Bending your ear about buying and cooking corn

July 12, 2006|By ROB KASPER

Recently I spent a few days in corn heaven. That would be the cornfields of the Eastern Shore, where, thanks to a "big drink" provided by the late June rainfall, the corn crop was thriving, growing faster than condos.

The sweet corn sold in the farmers' market and even supermarkets showed up with its husks and silks still intact. This is a good sign, one that signals the beginning of the real corn season.

In the winter, I have bought Florida corn in those peek-a-boo packages. These are the ones that present partially husked ears of corn, wrapped in plastic, offering a glimpse of the kernels.

The packages allow you to avoid dealing with flighty corn silks or encountering a corn worm. But in my view, unless you are shucking husks and peeling silks, you are missing the true joy of corn.

My preferred way to buy corn is to feel the kernels with my fingers through the sealed husks. This keeps the husks intact, and that slows the process of the sugar in the corn turning to starch. Husks seal in the moisture, helping to keep the kernels fresh. Perhaps the strongest proponent of "fingering the corn" that I have come across is Betty Fussell, author of the award-winning 1992 history, The Story of Corn, and a subsequent 1995 cookbook, Crazy for Corn.

"I have seen people at markets do violence to ear after ear," Fussell wrote in her cookbook, "stripping back the husks with frenzy and tossing the cobs back in the pile as if they were discarding so many ravished virgins. Presumably they do this to see that the kernels are filled out all the way to the top of each cob and that the husks hide no nasty worms. But you can tell whether a cob is completely filled out by feeling the top from the outside of the husk."

As for the corn worm, not only is it harmless, Fussell said, it could also be a sign that the corn is grown without pervasive chemicals.

"Be tender with the corn," Fussell advised, "and it will repay you in kind."

Most of what I know about corn comes from the hands-on experience of plowing through ear after succulent ear. But lately I have supplemented these dinner-table episodes with some "book learnin' " about corn. I read The Omnivore's Dilemma (2006) by Michael Pollan, a fascinating look at the origins of our food. Corn, he said, is such a pervasive part of the North American diet that a scientist who examined isotopes in bodies has concluded that we Americans look like "corn chips with legs."

According to Pollan, some of the Mexican descendants of the ancient Mayans still refer to themselves as "corn walking." He said a comparable description of modern-day North Americans, who encounter corn in everything from Cokes to Big Macs, would be "processed corn walking."

I cracked open another book, Moosewood Restaurant Celebrates (2003), to get ideas on various ways to cook my pile of husked corn. I found four methods: boiling, steaming in the microwave, grilling and oven roasting.

Boiling was the simplest. I dropped a shucked ear in a pot of unsalted boiling water and cooked the ear at a steady boil for about a minute. Corn that isn't fresh from the field, as this was, could be cooked a little longer - three to five minutes, the Moosewood book said.

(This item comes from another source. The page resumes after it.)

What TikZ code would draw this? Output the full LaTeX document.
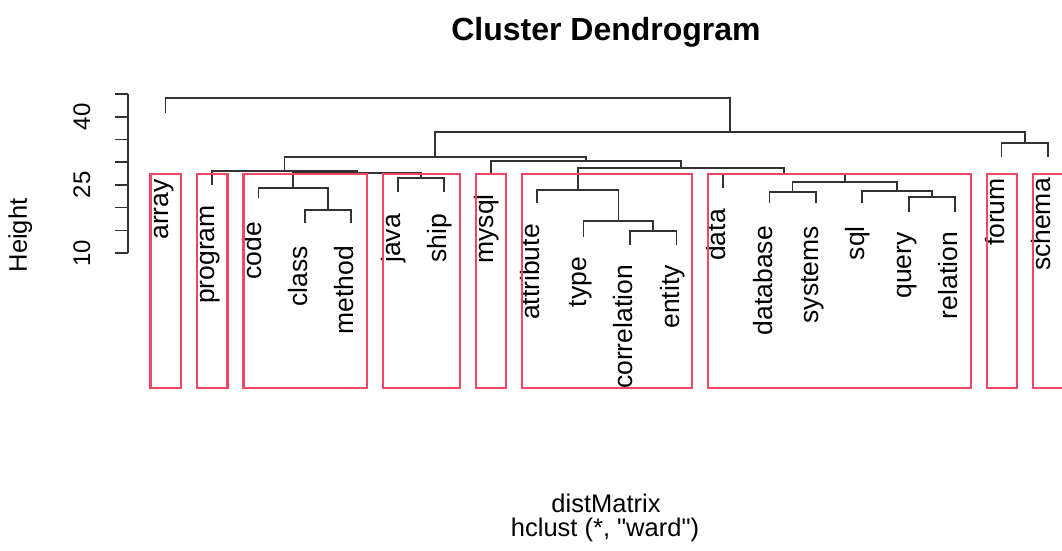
\documentclass[tikz,border=0pt]{standalone}
\usepackage{fontspec}
\setmainfont{Liberation Sans}[Ligatures=TeXOff]
\definecolor{rectred}{RGB}{238,72,102}
\definecolor{dendgray}{RGB}{50,50,50}
\begin{document}
\begin{tikzpicture}[x=1pt,y=-1pt,
  dend/.style={draw=dendgray, line width=1.7pt},
  axisline/.style={draw=dendgray, line width=1.6pt},
  redbox/.style={draw=rectred, line width=2.2pt},
  leaflab/.style={rotate=90, anchor=mid east, inner sep=0pt, font=\fontsize{26.5}{31}\selectfont},
  ticklab/.style={rotate=90, anchor=base, inner sep=0pt, font=\fontsize{24}{28}\selectfont},
  plaintext/.style={anchor=base, inner sep=0pt, font=\fontsize{25.5}{30}\selectfont}]
\useasboundingbox (0,0) rectangle (1062,550);
\fill[white] (0,0) rectangle (1062,550);

% title
\node[anchor=base, inner sep=0pt, font=\bfseries\fontsize{32}{36}\selectfont] (title) at (606,40) {Cluster Dendrogram};

% y axis
\coordinate (ax0) at (128,253);
\coordinate (ax1) at (128,94.1);
\draw[axisline] (ax0) -- (ax1);
\foreach \h in {10,15,...,45}{
  \pgfmathsetmacro{\yy}{253-(\h-10)*4.54}
  \draw[axisline] (115,\yy) -- (128,\yy);
}
\node[ticklab] (t10) at (90,253) {10};
\node[ticklab] (t25) at (90,184.9) {25};
\node[ticklab] (t40) at (90,116.8) {40};
\node[ticklab, font=\fontsize{25.5}{30}\selectfont] (ylab) at (27,235.5) {Height};

% leaf ends
\coordinate (e1) at (165.5,113);
\coordinate (e2) at (211.95,185);
\coordinate (e3) at (258.4,198);
\coordinate (e4) at (304.85,223);
\coordinate (e5) at (351.3,223);
\coordinate (e6) at (397.75,192);
\coordinate (e7) at (444.2,192);
\coordinate (e8) at (490.65,173);
\coordinate (e9) at (537.1,203);
\coordinate (e10) at (583.55,237);
\coordinate (e11) at (630,245);
\coordinate (e12) at (676.45,245);
\coordinate (e13) at (722.9,188);
\coordinate (e14) at (769.35,203);
\coordinate (e15) at (815.8,203);
\coordinate (e16) at (862.25,203);
\coordinate (e17) at (908.7,212);
\coordinate (e18) at (955.15,212);
\coordinate (e19) at (1001.6,157);
\coordinate (e20) at (1048.05,157);

% merge points
\coordinate (mcm) at (328.075,210);
\coordinate (mccm) at (293.24,188);
\coordinate (mjs) at (420.975,178);
\coordinate (mcj) at (357.11,173);
\coordinate (mpc) at (284.53,171);
\coordinate (mce) at (653.225,231);
\coordinate (mtce) at (618.39,221);
\coordinate (matt) at (577.74,190);
\coordinate (mqr) at (931.925,197);
\coordinate (msqr) at (897.09,191);
\coordinate (mds) at (792.575,192);
\coordinate (mdsq) at (844.83,182);
\coordinate (mdata) at (783.87,174);
\coordinate (mad) at (680.8,168);
\coordinate (mmy) at (585.73,161);
\coordinate (mL) at (435.13,157);
\coordinate (mfs) at (1024.83,143);
\coordinate (mR) at (729.98,132);
\coordinate (mtop) at (447.74,98);

% dendrogram connectors
\draw[dend] (e4) |- (mcm) -| (e5);
\draw[dend] (e3) |- (mccm) -| (mcm);
\draw[dend] (e6) |- (mjs) -| (e7);
\draw[dend] (mccm) |- (mcj) -| (mjs);
\draw[dend] (e2) |- (mpc) -| (mcj);
\draw[dend] (e11) |- (mce) -| (e12);
\draw[dend] (e10) |- (mtce) -| (mce);
\draw[dend] (e9) |- (matt) -| (mtce);
\draw[dend] (e17) |- (mqr) -| (e18);
\draw[dend] (e16) |- (msqr) -| (mqr);
\draw[dend] (e14) |- (mds) -| (e15);
\draw[dend] (mds) |- (mdsq) -| (msqr);
\draw[dend] (e13) |- (mdata) -| (mdsq);
\draw[dend] (matt) |- (mad) -| (mdata);
\draw[dend] (e8) |- (mmy) -| (mad);
\draw[dend] (mpc) |- (mL) -| (mmy);
\draw[dend] (e19) |- (mfs) -| (e20);
\draw[dend] (mL) |- (mR) -| (mfs);
\draw[dend] (e1) |- (mtop) -| (mR);

% leaf labels
\node[leaflab] (l1) at (165.5,179) {array};
\node[leaflab] (l2) at (211.95,205) {program};
\node[leaflab] (l3) at (258.4,222) {code};
\node[leaflab] (l4) at (304.85,246) {class};
\node[leaflab] (l5) at (351.3,246) {method};
\node[leaflab] (l6) at (397.75,214) {java};
\node[leaflab] (l7) at (444.2,214) {ship};
\node[leaflab] (l8) at (490.65,194) {mysql};
\node[leaflab] (l9) at (537.1,224) {attribute};
\node[leaflab] (l10) at (583.55,257) {type};
\node[leaflab] (l11) at (630,265) {correlation};
\node[leaflab] (l12) at (676.45,265) {entity};
\node[leaflab] (l13) at (722.9,209) {data};
\node[leaflab] (l14) at (769.35,226) {database};
\node[leaflab] (l15) at (815.8,226) {systems};
\node[leaflab] (l16) at (862.25,226) {sql};
\node[leaflab] (l17) at (908.7,232) {query};
\node[leaflab] (l18) at (955.15,232) {relation};
\node[leaflab] (l19) at (1001.6,178) {forum};
\node[leaflab] (l20) at (1048.05,178) {schema};

% cluster rectangles
\draw[redbox] (150.5,174) rectangle (181,388);
\draw[redbox] (197,174) rectangle (227.5,388);
\draw[redbox] (243.4,174) rectangle (366.8,388);
\draw[redbox] (382.75,174) rectangle (459.7,388);
\draw[redbox] (475.65,174) rectangle (506.15,388);
\draw[redbox] (522.1,174) rectangle (691.95,388);
\draw[redbox] (707.9,174) rectangle (970.65,388);
\draw[redbox] (986.6,174) rectangle (1017.1,388);
\draw[redbox] (1033,174) rectangle (1063.5,388);

% bottom titles
\node[plaintext] (xlab) at (606,512) {distMatrix};
\node[plaintext] (sub) at (605,536) {hclust (*, "ward")};
\end{tikzpicture}
\end{document}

For the microwave procedure, I kept the husks on an ear of corn and zapped it on high for two minutes. For grilling, I took the husks off an ear, slathered the kernels with butter and then let the ear sit over a medium fire for three to five minutes, until the kernels started to brown.

For oven roasting, I preheated the oven to 450 degrees, peeled back the husks, removed the silks and coated the kernels with softened butter, then pulled the husks back over the kernels. I put the ear in a pan, covered it with foil and let it cook for 20 minutes, a long time for corn.

Oven roasting was, I concluded, the best method to cook a lot of corn for a crowd. The grilled corn had a unique, toasted flavor. The microwaved corn was moist, a good way to cook one ear.

The boiled corn, an old favorite, not only tasted authentic, it felt familiar. When the hot corn water was dumped in the sink, a fragrant steamy cloud wafted through the kitchen, making the room hot and humid. That, as Maryland residents know, is how summer feels here, in the perfect corn-eating climate.